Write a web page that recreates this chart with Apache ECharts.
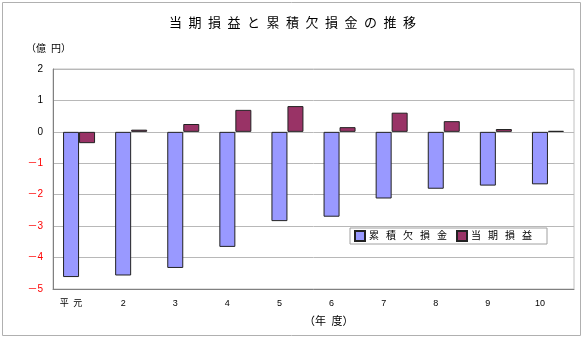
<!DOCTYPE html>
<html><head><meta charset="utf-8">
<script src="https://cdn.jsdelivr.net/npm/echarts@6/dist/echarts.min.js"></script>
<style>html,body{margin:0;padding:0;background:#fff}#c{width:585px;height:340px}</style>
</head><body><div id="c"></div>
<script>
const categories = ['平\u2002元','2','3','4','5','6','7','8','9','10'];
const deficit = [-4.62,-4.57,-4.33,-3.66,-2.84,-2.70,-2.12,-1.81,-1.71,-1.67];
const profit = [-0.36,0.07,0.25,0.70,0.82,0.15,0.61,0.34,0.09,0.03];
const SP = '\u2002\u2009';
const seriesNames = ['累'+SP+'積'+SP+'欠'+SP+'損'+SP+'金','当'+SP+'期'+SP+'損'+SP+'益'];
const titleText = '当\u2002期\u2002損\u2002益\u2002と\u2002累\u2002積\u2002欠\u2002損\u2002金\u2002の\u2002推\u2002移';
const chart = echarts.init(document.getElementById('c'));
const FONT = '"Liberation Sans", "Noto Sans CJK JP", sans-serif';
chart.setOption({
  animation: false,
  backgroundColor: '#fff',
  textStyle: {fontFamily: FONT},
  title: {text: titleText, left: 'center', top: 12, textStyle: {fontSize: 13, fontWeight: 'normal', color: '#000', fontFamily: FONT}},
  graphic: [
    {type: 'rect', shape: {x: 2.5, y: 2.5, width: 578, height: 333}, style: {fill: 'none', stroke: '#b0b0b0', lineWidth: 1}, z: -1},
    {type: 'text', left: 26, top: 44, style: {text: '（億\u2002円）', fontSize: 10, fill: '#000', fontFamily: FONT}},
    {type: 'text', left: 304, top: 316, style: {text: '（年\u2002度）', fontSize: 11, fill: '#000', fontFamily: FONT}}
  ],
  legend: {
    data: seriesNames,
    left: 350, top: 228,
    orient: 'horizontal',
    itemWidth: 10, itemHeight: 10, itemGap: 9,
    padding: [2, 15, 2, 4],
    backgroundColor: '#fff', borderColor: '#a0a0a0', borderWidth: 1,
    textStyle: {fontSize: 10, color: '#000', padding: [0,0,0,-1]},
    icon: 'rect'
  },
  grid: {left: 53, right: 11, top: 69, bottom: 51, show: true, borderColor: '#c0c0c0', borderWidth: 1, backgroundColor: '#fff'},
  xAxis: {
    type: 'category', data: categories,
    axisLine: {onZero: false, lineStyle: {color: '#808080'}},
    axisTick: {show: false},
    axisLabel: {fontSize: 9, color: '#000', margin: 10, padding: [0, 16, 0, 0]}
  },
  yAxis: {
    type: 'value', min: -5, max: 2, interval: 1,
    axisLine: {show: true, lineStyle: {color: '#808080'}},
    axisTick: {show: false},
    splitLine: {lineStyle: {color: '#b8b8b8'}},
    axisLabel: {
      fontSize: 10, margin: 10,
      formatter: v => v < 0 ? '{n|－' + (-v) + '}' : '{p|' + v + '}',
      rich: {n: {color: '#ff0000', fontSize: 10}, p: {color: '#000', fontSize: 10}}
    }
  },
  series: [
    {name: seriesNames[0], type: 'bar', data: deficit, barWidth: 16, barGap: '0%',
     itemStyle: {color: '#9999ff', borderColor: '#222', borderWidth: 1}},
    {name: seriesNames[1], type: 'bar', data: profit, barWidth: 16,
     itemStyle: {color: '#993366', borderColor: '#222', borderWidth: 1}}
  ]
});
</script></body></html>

→ **Exercise aim**
Word for word, quote the lines above. Omit the pictures.

→ **Written response**
Write a web page that recreates this chart with Apache ECharts.
<!DOCTYPE html>
<html><head><meta charset="utf-8">
<script src="https://cdn.jsdelivr.net/npm/echarts@6/dist/echarts.min.js"></script>
<style>html,body{margin:0;padding:0;background:#fff}#c{width:585px;height:340px}</style>
</head><body><div id="c"></div>
<script>
const categories = ['平\u2002元','2','3','4','5','6','7','8','9','10'];
const deficit = [-4.62,-4.57,-4.33,-3.66,-2.84,-2.70,-2.12,-1.81,-1.71,-1.67];
const profit = [-0.36,0.07,0.25,0.70,0.82,0.15,0.61,0.34,0.09,0.03];
const SP = '\u2002\u2009';
const seriesNames = ['累'+SP+'積'+SP+'欠'+SP+'損'+SP+'金','当'+SP+'期'+SP+'損'+SP+'益'];
const titleText = '当\u2002期\u2002損\u2002益\u2002と\u2002累\u2002積\u2002欠\u2002損\u2002金\u2002の\u2002推\u2002移';
const chart = echarts.init(document.getElementById('c'));
const FONT = '"Liberation Sans", "Noto Sans CJK JP", sans-serif';
chart.setOption({
  animation: false,
  backgroundColor: '#fff',
  textStyle: {fontFamily: FONT},
  title: {text: titleText, left: 'center', top: 12, textStyle: {fontSize: 13, fontWeight: 'normal', color: '#000', fontFamily: FONT}},
  graphic: [
    {type: 'rect', shape: {x: 2.5, y: 2.5, width: 578, height: 333}, style: {fill: 'none', stroke: '#b0b0b0', lineWidth: 1}, z: -1},
    {type: 'text', left: 26, top: 44, style: {text: '（億\u2002円）', fontSize: 10, fill: '#000', fontFamily: FONT}},
    {type: 'text', left: 304, top: 316, style: {text: '（年\u2002度）', fontSize: 11, fill: '#000', fontFamily: FONT}}
  ],
  legend: {
    data: seriesNames,
    left: 350, top: 228,
    orient: 'horizontal',
    itemWidth: 10, itemHeight: 10, itemGap: 9,
    padding: [2, 15, 2, 4],
    backgroundColor: '#fff', borderColor: '#a0a0a0', borderWidth: 1,
    textStyle: {fontSize: 10, color: '#000', padding: [0,0,0,-1]},
    icon: 'rect'
  },
  grid: {left: 53, right: 11, top: 69, bottom: 51, show: true, borderColor: '#c0c0c0', borderWidth: 1, backgroundColor: '#fff'},
  xAxis: {
    type: 'category', data: categories,
    axisLine: {onZero: false, lineStyle: {color: '#808080'}},
    axisTick: {show: false},
    axisLabel: {fontSize: 9, color: '#000', margin: 10, padding: [0, 16, 0, 0]}
  },
  yAxis: {
    type: 'value', min: -5, max: 2, interval: 1,
    axisLine: {show: true, lineStyle: {color: '#808080'}},
    axisTick: {show: false},
    splitLine: {lineStyle: {color: '#b8b8b8'}},
    axisLabel: {
      fontSize: 10, margin: 10,
      formatter: v => v < 0 ? '{n|－' + (-v) + '}' : '{p|' + v + '}',
      rich: {n: {color: '#ff0000', fontSize: 10}, p: {color: '#000', fontSize: 10}}
    }
  },
  series: [
    {name: seriesNames[0], type: 'bar', data: deficit, barWidth: 16, barGap: '0%',
     itemStyle: {color: '#9999ff', borderColor: '#222', borderWidth: 1}},
    {name: seriesNames[1], type: 'bar', data: profit, barWidth: 16,
     itemStyle: {color: '#993366', borderColor: '#222', borderWidth: 1}}
  ]
});
</script></body></html>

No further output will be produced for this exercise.